## Your goal
Reproduce exactly the opening lines of the listing, stopping after the line that contains "(0,0) rectangle (704,406);" and including it.

Plotting code records
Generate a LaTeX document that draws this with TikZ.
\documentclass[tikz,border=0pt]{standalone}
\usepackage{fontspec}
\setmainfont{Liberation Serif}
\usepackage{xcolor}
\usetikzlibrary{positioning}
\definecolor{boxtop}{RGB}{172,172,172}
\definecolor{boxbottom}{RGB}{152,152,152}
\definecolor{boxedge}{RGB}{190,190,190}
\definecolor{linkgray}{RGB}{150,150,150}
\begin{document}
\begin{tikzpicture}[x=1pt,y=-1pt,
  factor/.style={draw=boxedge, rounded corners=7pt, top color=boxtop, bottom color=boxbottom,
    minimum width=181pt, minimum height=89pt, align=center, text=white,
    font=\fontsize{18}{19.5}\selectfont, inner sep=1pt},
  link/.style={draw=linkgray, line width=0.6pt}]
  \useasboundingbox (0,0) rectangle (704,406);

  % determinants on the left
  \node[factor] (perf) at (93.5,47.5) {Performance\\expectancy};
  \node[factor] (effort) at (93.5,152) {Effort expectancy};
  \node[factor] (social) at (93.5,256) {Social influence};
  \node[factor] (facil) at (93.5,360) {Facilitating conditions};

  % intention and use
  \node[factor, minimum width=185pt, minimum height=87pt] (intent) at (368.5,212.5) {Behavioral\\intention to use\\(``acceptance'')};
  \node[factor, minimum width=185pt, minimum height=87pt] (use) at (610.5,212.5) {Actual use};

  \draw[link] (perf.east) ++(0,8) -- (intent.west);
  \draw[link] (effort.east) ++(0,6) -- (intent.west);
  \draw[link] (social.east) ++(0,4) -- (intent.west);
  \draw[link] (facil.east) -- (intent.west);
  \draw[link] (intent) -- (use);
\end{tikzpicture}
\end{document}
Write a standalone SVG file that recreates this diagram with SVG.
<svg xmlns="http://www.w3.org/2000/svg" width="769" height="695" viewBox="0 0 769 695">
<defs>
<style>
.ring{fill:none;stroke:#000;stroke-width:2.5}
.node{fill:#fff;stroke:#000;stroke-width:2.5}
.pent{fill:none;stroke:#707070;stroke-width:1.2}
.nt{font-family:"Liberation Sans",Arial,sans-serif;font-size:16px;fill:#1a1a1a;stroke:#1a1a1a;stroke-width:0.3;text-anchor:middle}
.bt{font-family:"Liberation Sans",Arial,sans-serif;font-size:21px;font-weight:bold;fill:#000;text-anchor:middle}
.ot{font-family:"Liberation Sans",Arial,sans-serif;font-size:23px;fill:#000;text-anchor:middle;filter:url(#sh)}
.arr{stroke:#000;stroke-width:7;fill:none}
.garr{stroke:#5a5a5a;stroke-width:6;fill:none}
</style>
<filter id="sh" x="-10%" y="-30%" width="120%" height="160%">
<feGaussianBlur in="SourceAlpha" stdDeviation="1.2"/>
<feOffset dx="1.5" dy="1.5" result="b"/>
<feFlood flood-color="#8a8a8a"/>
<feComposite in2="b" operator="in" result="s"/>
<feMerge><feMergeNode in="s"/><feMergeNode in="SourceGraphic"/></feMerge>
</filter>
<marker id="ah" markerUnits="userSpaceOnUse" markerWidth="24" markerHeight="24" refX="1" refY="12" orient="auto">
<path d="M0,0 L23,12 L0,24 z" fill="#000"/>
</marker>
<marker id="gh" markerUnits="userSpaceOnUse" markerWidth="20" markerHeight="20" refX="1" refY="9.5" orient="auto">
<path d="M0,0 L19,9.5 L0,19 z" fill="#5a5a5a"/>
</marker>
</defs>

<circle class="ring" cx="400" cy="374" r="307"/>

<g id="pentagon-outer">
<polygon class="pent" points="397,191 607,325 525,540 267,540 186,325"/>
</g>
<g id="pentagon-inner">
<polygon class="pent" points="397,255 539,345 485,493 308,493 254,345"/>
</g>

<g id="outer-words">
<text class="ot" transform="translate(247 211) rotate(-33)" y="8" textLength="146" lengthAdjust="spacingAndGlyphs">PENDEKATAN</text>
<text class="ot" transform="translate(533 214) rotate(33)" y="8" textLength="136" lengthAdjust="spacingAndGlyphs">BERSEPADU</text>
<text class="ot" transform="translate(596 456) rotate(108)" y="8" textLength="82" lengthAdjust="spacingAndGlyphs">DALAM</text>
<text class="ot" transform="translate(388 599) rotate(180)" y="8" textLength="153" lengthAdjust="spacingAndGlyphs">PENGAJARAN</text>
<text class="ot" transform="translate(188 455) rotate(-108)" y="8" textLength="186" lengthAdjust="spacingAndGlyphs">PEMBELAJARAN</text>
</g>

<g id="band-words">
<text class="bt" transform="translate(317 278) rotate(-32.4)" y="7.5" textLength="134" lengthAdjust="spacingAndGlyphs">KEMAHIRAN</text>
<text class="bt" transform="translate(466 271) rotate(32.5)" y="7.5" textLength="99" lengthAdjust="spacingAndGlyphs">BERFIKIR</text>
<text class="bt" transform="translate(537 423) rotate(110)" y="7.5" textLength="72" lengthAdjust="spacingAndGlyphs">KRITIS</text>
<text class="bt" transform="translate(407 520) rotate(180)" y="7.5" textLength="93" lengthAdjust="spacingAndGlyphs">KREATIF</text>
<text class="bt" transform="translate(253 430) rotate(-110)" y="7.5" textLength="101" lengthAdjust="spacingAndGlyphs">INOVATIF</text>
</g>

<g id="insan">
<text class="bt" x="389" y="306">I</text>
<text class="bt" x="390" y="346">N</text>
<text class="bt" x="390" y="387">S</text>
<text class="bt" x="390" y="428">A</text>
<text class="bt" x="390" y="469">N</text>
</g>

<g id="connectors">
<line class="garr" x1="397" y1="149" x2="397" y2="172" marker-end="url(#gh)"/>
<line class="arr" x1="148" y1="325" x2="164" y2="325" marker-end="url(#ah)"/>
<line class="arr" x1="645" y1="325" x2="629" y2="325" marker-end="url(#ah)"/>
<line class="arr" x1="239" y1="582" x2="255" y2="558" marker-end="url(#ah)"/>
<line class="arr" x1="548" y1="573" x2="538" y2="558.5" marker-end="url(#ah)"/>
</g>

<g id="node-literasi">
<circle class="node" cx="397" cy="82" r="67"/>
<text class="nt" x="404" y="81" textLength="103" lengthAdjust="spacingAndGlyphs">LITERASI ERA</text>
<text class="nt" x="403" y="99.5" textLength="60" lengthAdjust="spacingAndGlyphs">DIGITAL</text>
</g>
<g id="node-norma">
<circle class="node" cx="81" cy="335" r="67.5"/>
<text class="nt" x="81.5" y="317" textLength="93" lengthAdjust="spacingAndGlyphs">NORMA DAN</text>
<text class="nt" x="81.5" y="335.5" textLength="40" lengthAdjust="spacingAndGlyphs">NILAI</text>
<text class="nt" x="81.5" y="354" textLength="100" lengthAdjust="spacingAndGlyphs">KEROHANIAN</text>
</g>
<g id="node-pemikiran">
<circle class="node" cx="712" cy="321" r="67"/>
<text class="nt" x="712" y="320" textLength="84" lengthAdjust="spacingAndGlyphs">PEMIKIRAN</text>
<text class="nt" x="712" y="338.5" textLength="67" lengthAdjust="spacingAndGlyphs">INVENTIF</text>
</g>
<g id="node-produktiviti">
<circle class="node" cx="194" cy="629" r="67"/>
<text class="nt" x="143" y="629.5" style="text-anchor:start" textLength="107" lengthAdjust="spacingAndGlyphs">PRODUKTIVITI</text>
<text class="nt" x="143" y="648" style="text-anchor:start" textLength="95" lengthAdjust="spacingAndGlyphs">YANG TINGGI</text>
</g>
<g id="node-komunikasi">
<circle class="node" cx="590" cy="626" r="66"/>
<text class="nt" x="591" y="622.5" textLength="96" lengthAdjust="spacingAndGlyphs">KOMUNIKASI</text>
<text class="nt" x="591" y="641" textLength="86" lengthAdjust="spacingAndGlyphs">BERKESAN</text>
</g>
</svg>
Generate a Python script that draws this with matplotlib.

## Result below
Generate a LaTeX document that draws this with TikZ.
\documentclass[tikz,border=0pt]{standalone}
\usepackage{fontspec}
\setmainfont{Liberation Serif}
\usepackage{xcolor}
\usetikzlibrary{positioning}
\definecolor{boxtop}{RGB}{172,172,172}
\definecolor{boxbottom}{RGB}{152,152,152}
\definecolor{boxedge}{RGB}{190,190,190}
\definecolor{linkgray}{RGB}{150,150,150}
\begin{document}
\begin{tikzpicture}[x=1pt,y=-1pt,
  factor/.style={draw=boxedge, rounded corners=7pt, top color=boxtop, bottom color=boxbottom,
    minimum width=181pt, minimum height=89pt, align=center, text=white,
    font=\fontsize{18}{19.5}\selectfont, inner sep=1pt},
  link/.style={draw=linkgray, line width=0.6pt}]
  \useasboundingbox (0,0) rectangle (704,406);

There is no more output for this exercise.